The result, in each case, was to greatly increase the uncertainty of the environment within which private actors were making their decisions. If you do not know what the future is going to be like, there is much to be said for postponing any decision that depends on the future, whether an investment in physical capital or human capital. It is risky to hire new employees if you do not know whether, a few years hence, it will be legal to fire them. It is risky to build a new factory, in any industry where energy is a major cost, if you do not know whether next year's legislation will sharply raise the cost of energy—better to wait to choose your design until you have a clearer idea of what your costs are going to be. It is risky to choose a profession, or change professions, when you do not know whether the growth field is going to be health care or bankruptcy law. Multiply such considerations many fold, and you may have an explanation of why the recovery from the initial shock, in both cases, was so slow.

Arguably, the U.S. economy is suffering from a disease in part iatrogenic. Which may explain why the doctor can't understand what went wrong.


Post Script on Labels. They sound clear enough—micro deals with small things, macro with large. But it isn't true. The world wheat market or the world oil market is properly understood with supply curves, demand curves, conventional analysis of choice over time, and similar "micro" tools. Hence, in my view, the proper labels are "price theory" and "disequilibrium theory." Understanding disequilibrium—loosely speaking, the sort of situation that price theory tells us can't exist but that sometimes does—is a hard problem.





Wednesday, September 01, 2010

Assuming Your Conclusions

A recent Washington Post news story describing a speech by Christina Romer, the outgoing chairman of the Council of Economic Advisors, provides a nice example of how to implicitly assume your conclusion. The author writes:
At week's end, Romer will leave the council chairmanship after what surely has been the most dismal tenure anybody in that post has had: a loss of nearly 4 million jobs in a year and a half. That's not Romer's fault; the financial collapse occurred before she, and Obama, took office. But she was the president's top economist during a time when the administration consistently underestimated the depth of the economy's troubles - miscalculations that have caused Americans to lose faith in the president and the Democrats.
The implication, reinforced elsewhere in the piece, is that the Democrats did the right thing, just not enough of it. Their only mistake was not making the stimulus even bigger. If only they had spent even more and taxed even less, the economy wouldn't be in such miserable shape.

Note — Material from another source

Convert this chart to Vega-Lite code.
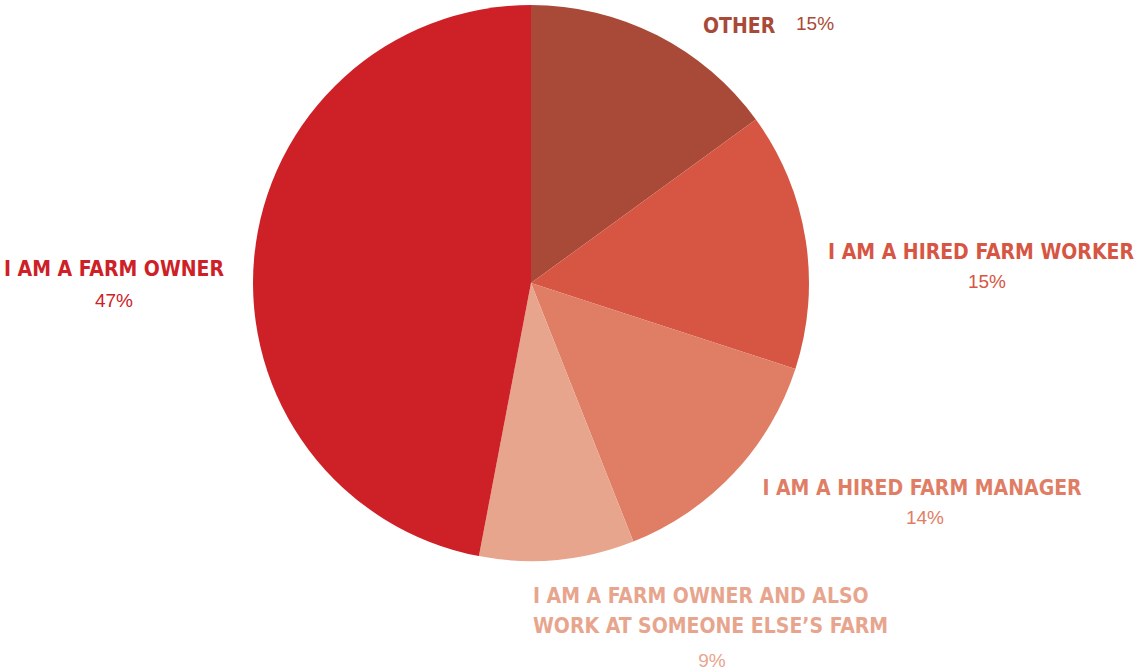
{
  "$schema": "https://vega.github.io/schema/vega-lite/v6.json",
  "width": 1062,
  "height": 556,
  "autosize": {"type": "none"},
  "padding": {"left": 0, "top": 5, "right": 76, "bottom": 110},
  "background": "white",
  "config": {"view": {"stroke": null}},
  "data": {
    "values": [
      {"category": "Other", "label": "OTHER", "pct": 15, "pctLabel": "15%", "ord": 1},
      {"category": "Hired worker", "label": "I AM A HIRED FARM WORKER", "pct": 15, "pctLabel": "15%", "ord": 2},
      {"category": "Hired manager", "label": "I AM A HIRED FARM MANAGER", "pct": 14, "pctLabel": "14%", "ord": 3},
      {"category": "Owner also worker", "label": "I AM A FARM OWNER AND ALSO\nWORK AT SOMEONE ELSE’S FARM", "pct": 9, "pctLabel": "9%", "ord": 4},
      {"category": "Owner", "label": "I AM A FARM OWNER", "pct": 47, "pctLabel": "47%", "ord": 5}
    ]
  },
  "layer": [
    {
      "mark": {"type": "arc"},
      "encoding": {
        "theta": {"field": "pct", "type": "quantitative", "stack": true},
        "order": {"field": "ord", "type": "quantitative"},
        "color": {
          "field": "category",
          "type": "nominal",
          "scale": {
            "domain": ["Other", "Hired worker", "Hired manager", "Owner also worker", "Owner"],
            "range": ["#A84A37", "#D65643", "#E07E65", "#E8A58E", "#CE2027"]
          },
          "legend": null
        }
      }
    },
    {
      "transform": [{"filter": "datum.category === 'Other'"}],
      "mark": {"type": "text", "font": "DejaVu Sans Condensed, sans-serif", "fontWeight": "bold", "fontSize": 21, "align": "left", "baseline": "alphabetic", "dx": 172, "dy": -250, "color": "#A84A37"},
      "encoding": {"text": {"field": "label"}}
    },
    {
      "transform": [{"filter": "datum.category === 'Other'"}],
      "mark": {"type": "text", "font": "Liberation Sans, Arial, sans-serif", "fontSize": 19, "align": "left", "baseline": "alphabetic", "dx": 265, "dy": -253, "color": "#A84A37"},
      "encoding": {"text": {"field": "pctLabel"}}
    },
    {
      "transform": [{"filter": "datum.category === 'Hired worker'"}],
      "mark": {"type": "text", "font": "DejaVu Sans Condensed, sans-serif", "fontWeight": "bold", "fontSize": 21, "align": "right", "baseline": "alphabetic", "dx": 603, "dy": -24, "color": "#D65643"},
      "encoding": {"text": {"field": "label"}}
    },
    {
      "transform": [{"filter": "datum.category === 'Hired worker'"}],
      "mark": {"type": "text", "font": "Liberation Sans, Arial, sans-serif", "fontSize": 19, "align": "center", "baseline": "alphabetic", "dx": 456, "dy": 5, "color": "#D65643"},
      "encoding": {"text": {"field": "pctLabel"}}
    },
    {
      "transform": [{"filter": "datum.category === 'Hired manager'"}],
      "mark": {"type": "text", "font": "DejaVu Sans Condensed, sans-serif", "fontWeight": "bold", "fontSize": 21, "align": "center", "baseline": "alphabetic", "dx": 391, "dy": 212, "color": "#E07E65"},
      "encoding": {"text": {"field": "label"}}
    },
    {
      "transform": [{"filter": "datum.category === 'Hired manager'"}],
      "mark": {"type": "text", "font": "Liberation Sans, Arial, sans-serif", "fontSize": 19, "align": "center", "baseline": "alphabetic", "dx": 394, "dy": 241, "color": "#E07E65"},
      "encoding": {"text": {"field": "pctLabel"}}
    },
    {
      "transform": [{"filter": "datum.category === 'Owner also worker'"}],
      "mark": {"type": "text", "font": "DejaVu Sans Condensed, sans-serif", "fontWeight": "bold", "fontSize": 21, "align": "left", "baseline": "alphabetic", "lineBreak": "\n", "lineHeight": 30, "dx": 2, "dy": 320, "color": "#E8A58E"},
      "encoding": {"text": {"field": "label"}}
    },
    {
      "transform": [{"filter": "datum.category === 'Owner also worker'"}],
      "mark": {"type": "text", "font": "Liberation Sans, Arial, sans-serif", "fontSize": 19, "align": "center", "baseline": "alphabetic", "dx": 181, "dy": 384, "color": "#E8A58E"},
      "encoding": {"text": {"field": "pctLabel"}}
    },
    {
      "transform": [{"filter": "datum.category === 'Owner'"}],
      "mark": {"type": "text", "font": "DejaVu Sans Condensed, sans-serif", "fontWeight": "bold", "fontSize": 21, "align": "center", "baseline": "alphabetic", "dx": -417, "dy": -7, "color": "#CE2027"},
      "encoding": {"text": {"field": "label"}}
    },
    {
      "transform": [{"filter": "datum.category === 'Owner'"}],
      "mark": {"type": "text", "font": "Liberation Sans, Arial, sans-serif", "fontSize": 19, "align": "center", "baseline": "alphabetic", "dx": -417, "dy": 24, "color": "#CE2027"},
      "encoding": {"text": {"field": "pctLabel"}}
    }
  ]
}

That is one possible interpretation of what happened. Another is that Romer is like a medieval physician explaining to the grieving relatives that if only he had bled the patient a few more times, he would have recovered. One way to judge a scientific theory is by comparing what it predicts to what happens. One of Romer's predictions was that unemployment would peak at 8%. It didn't. I do not know whether Romer has considered the possibility that the reason her prediction was wrong was that her theory was wrong, but pretty clearly the author of the piece has not.

He merely takes for granted the Keynesian orthodoxy of fifty years ago, according to which the right way of dealing with a recession is to run a deficit, and the worse the recession the bigger the deficit should be. The administration followed that prescription, things didn't get better, so obviously the deficit was not big enough. The alternative possibility, that the reason things didn't get better might be that they were following the wrong policy, simply didn't occur to him.